As I read the first few chapters, I was kind of impressed that I was able to get through this classic as a teenager because I was barely finding the patience to pull through it as an adult. Maybe 19th century English isn’t my thing. Maybe since my time is more limited now—and I don’t have the luxury of reading for hours at a time—I wasn’t able to truly fall into the story like I had in the past. I kept trying to figure out why I wasn’t connecting to the book in the same way I did before.
As I got further and further into the story, and as Heathcliff got nastier and nastier, and as I actually started to dislike him (for real, as if I knew him in real life), I came to the slow realization that…I never read this book. I. Never. Read. This. Book. OMG – I never read this book!
I had to laugh at myself. I definitely remember watching the 1939 movie version while I was in high school.
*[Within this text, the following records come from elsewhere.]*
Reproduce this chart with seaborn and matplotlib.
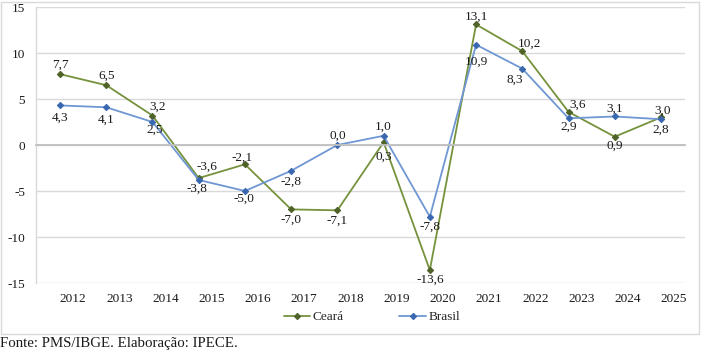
import numpy as np
import pandas as pd
import matplotlib
matplotlib.use("Agg")
import matplotlib.pyplot as plt
import seaborn as sns
from matplotlib.patches import Rectangle

years = [2012, 2013, 2014, 2015, 2016, 2017, 2018, 2019, 2020, 2021, 2022, 2023, 2024, 2025]
ceara = [7.7, 6.5, 3.2, -3.6, -2.1, -7.0, -7.1, 0.3, -13.6, 13.1, 10.2, 3.6, 0.9, 3.0]
brasil = [4.3, 4.1, 2.5, -3.8, -5.0, -2.8, 0.0, 1.0, -7.8, 10.9, 8.3, 2.9, 3.1, 2.8]
series_names = ["Ceará", "Brasil"]
yticks = [-15, -10, -5, 0, 5, 10, 15]
source_text = "Fonte: PMS/IBGE. Elaboração: IPECE."

# label offsets in pixels (dx, dy)
off_ceara = [(0, 9), (0, 9), (5, 9), (8, 11), (-3, 7), (0, -10), (0, -10), (0, -14),
             (0, -10), (0, 8), (7, 7), (9, 7), (0, -9), (2, 7)]
off_brasil = [(0, -12), (0, -12), (2, -8), (-2, -9), (-1, -8), (0, -11), (0, 9), (0, 9),
              (0, -10), (0, -17), (-8, -11), (0, -8), (0, 8), (0, -10)]

df = pd.DataFrame({
    "Ano": years * 2,
    "Valor": ceara + brasil,
    "Série": [series_names[0]] * len(years) + [series_names[1]] * len(years),
})

sns.set_style("white")
plt.rcParams["font.family"] = ["Liberation Serif", "DejaVu Serif"]

W, H = 701, 352
fig = plt.figure(figsize=(W / 100, H / 100), dpi=100)
ax = fig.add_axes([36 / W, 1 - 283 / H, (685 - 36) / W, (283 - 7) / H])

line_cols = {"Ceará": "#76923c", "Brasil": "#6f97d3"}
mark_cols = {"Ceará": "#4f6228", "Brasil": "#3a68b0"}

for name in series_names:
    sub = df[df["Série"] == name]
    sns.lineplot(data=sub, x="Ano", y="Valor", ax=ax, color=line_cols[name],
                 marker="D", markersize=3.2, markerfacecolor=mark_cols[name],
                 markeredgecolor=mark_cols[name], linewidth=1.3, label=name,
                 legend=False)

def fmt(v):
    return f"{v:.1f}".replace(".", ",")

for vals, offs in ((ceara, off_ceara), (brasil, off_brasil)):
    for x, v, (dx, dy) in zip(years, vals, offs):
        ax.annotate(fmt(v), (x, v), xytext=(dx, dy), textcoords="offset pixels",
                    ha="center", va="center", fontsize=9.5, color="#1a1a1a")

ax.set_xlim(years[0] - 0.52, years[-1] + 0.52)
ax.set_ylim(-15, 15)
ax.set_yticks(yticks)
ax.set_yticklabels([str(t) for t in yticks])
ax.tick_params(axis="y", length=0, pad=8, labelsize=9.5, labelcolor="#1a1a1a")
ax.yaxis.grid(True, color="#d9d9d9", linewidth=1)
ax.xaxis.grid(False)
ax.set_axisbelow(True)
for s in ("top", "right"):
    ax.spines[s].set_visible(False)
ax.spines["left"].set_color("#d9d9d9")
ax.spines["left"].set_linewidth(1)
ax.spines["bottom"].set_position(("data", 0))
ax.spines["bottom"].set_color("#bfbfbf")
ax.spines["bottom"].set_linewidth(1.3)
ax.set_xticks(years)
ax.tick_params(axis="x", direction="out", length=3, color="#bfbfbf", labelbottom=False)
ax.set_xlabel("")
ax.set_ylabel("")

sec = ax.secondary_xaxis("bottom")
sec.set_xticks([y + 0.28 for y in years])
sec.set_xticklabels([str(y) for y in years])
sec.tick_params(length=0, pad=7, labelsize=9.5, labelcolor="#1a1a1a")
sec.spines["bottom"].set_visible(False)

handles = ax.get_lines()[:2]
fig.legend(handles=handles, labels=series_names, loc="center", ncol=2,
           bbox_to_anchor=(372 / W, 1 - 317 / H), frameon=False, fontsize=9.5,
           handlelength=2.0, handletextpad=0.2, columnspacing=4.2)

fig.patches.append(Rectangle((1 / W, 1 - 334 / H), 698 / W, 332 / H,
                             transform=fig.transFigure, fill=False,
                             edgecolor="#d9d9d9", linewidth=1))
fig.text(0 / W, 1 - 343 / H, source_text, ha="left", va="center", fontsize=10.7,
         color="#1a1a1a")

fig.savefig("out.png", dpi=100)
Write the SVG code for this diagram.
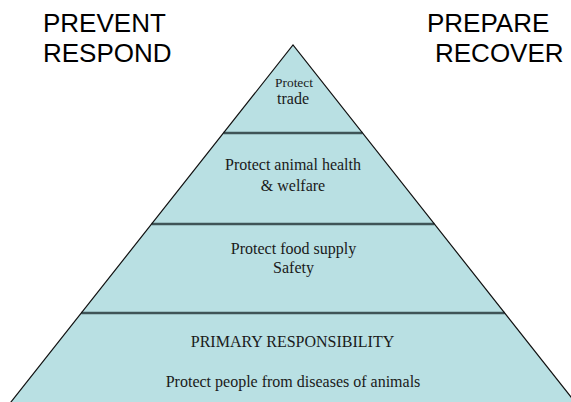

So all these years I was really in love with the story of “Wuthering Heights” that I saw, and not the story that (I thought) I read.
Here’s a quick synopsis for those unfamiliar with the story. Heathcliff was an orphan when Catherine’s father, Mr. Earnshaw, found him and took him in. Heathcliff grows up with Catherine and her brother, Hindley, who can’t stand Heathcliff because Mr. Earnshaw is overly fond of him. Catherine and Heathcliff grow in friendship and in love. But when Catherine develops a crush on a wealthy distant neighbor, Edgar Linton, the stuff hits the fan. Things between Heathcliff and Cathy get tense, and he eventually disappears to seek his fortune so that he could become the type of man that it would be socially acceptable for Catherine to marry. However, he leaves without saying a word. No “I’ll be back. Don’t fall in love with the neighbor,” or anything like that. Bad move. About three years pass, Catherine moves on and marries Edgar, Heathcliff returns, and he is pissed.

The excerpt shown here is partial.